• **Exercise brief**
Beginning with the first line, set down every line through the one containing "return (H - B - p) / ph", exactly as it appears, but not the pictures.

=-=-=

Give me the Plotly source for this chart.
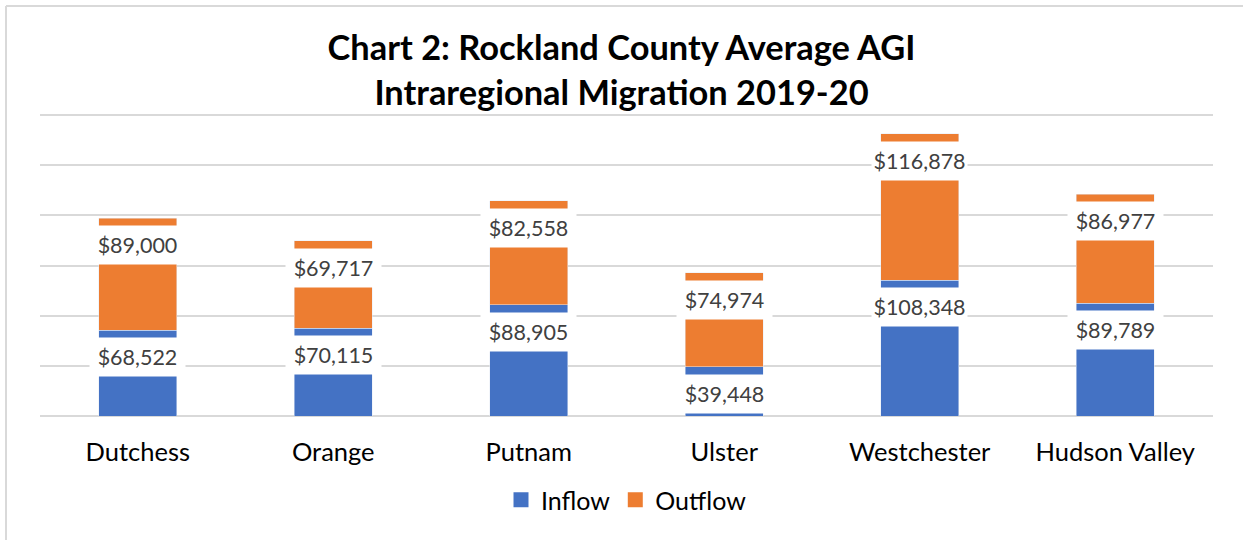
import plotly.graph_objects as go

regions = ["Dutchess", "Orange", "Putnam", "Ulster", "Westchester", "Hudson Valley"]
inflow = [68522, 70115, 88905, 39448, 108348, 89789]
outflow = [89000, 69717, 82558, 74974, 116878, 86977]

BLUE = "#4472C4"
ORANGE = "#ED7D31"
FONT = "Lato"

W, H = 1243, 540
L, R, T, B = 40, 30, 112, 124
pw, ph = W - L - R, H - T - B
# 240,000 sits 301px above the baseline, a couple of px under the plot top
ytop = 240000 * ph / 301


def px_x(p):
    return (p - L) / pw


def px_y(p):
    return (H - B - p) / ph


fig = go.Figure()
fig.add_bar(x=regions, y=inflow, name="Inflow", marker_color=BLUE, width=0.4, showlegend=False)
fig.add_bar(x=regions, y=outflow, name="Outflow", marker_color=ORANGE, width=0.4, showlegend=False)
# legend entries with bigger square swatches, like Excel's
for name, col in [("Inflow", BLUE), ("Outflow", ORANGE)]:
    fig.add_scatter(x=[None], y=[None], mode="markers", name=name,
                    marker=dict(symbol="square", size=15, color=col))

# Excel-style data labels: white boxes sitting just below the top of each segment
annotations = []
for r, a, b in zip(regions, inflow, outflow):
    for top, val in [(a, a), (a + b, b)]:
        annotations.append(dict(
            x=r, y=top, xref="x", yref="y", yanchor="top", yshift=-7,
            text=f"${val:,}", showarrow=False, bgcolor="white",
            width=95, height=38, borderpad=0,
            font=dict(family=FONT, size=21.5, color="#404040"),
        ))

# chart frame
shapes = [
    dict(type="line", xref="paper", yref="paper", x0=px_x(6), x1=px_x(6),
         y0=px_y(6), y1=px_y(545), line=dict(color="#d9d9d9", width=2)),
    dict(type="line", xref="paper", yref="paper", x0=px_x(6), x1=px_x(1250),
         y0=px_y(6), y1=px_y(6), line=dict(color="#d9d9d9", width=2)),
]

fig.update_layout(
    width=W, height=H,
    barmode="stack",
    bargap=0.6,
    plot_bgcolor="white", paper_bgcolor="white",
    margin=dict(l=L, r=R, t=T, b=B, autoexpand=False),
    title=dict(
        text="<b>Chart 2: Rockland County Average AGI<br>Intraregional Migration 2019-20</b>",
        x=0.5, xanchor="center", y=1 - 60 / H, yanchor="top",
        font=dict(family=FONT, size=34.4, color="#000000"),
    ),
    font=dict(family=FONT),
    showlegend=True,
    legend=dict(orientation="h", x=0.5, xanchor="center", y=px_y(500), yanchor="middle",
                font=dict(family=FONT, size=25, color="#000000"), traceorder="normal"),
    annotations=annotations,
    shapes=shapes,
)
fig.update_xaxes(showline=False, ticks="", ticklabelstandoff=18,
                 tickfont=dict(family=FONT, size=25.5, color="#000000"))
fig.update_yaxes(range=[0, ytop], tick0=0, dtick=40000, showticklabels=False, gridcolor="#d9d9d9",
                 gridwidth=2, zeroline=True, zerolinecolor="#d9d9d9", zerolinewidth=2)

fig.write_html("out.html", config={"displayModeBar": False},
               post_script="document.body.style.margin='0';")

=-=-=

• **Exercise output**
Give me the Plotly source for this chart.
import plotly.graph_objects as go

regions = ["Dutchess", "Orange", "Putnam", "Ulster", "Westchester", "Hudson Valley"]
inflow = [68522, 70115, 88905, 39448, 108348, 89789]
outflow = [89000, 69717, 82558, 74974, 116878, 86977]

BLUE = "#4472C4"
ORANGE = "#ED7D31"
FONT = "Lato"

W, H = 1243, 540
L, R, T, B = 40, 30, 112, 124
pw, ph = W - L - R, H - T - B
# 240,000 sits 301px above the baseline, a couple of px under the plot top
ytop = 240000 * ph / 301


def px_x(p):
    return (p - L) / pw


def px_y(p):
    return (H - B - p) / ph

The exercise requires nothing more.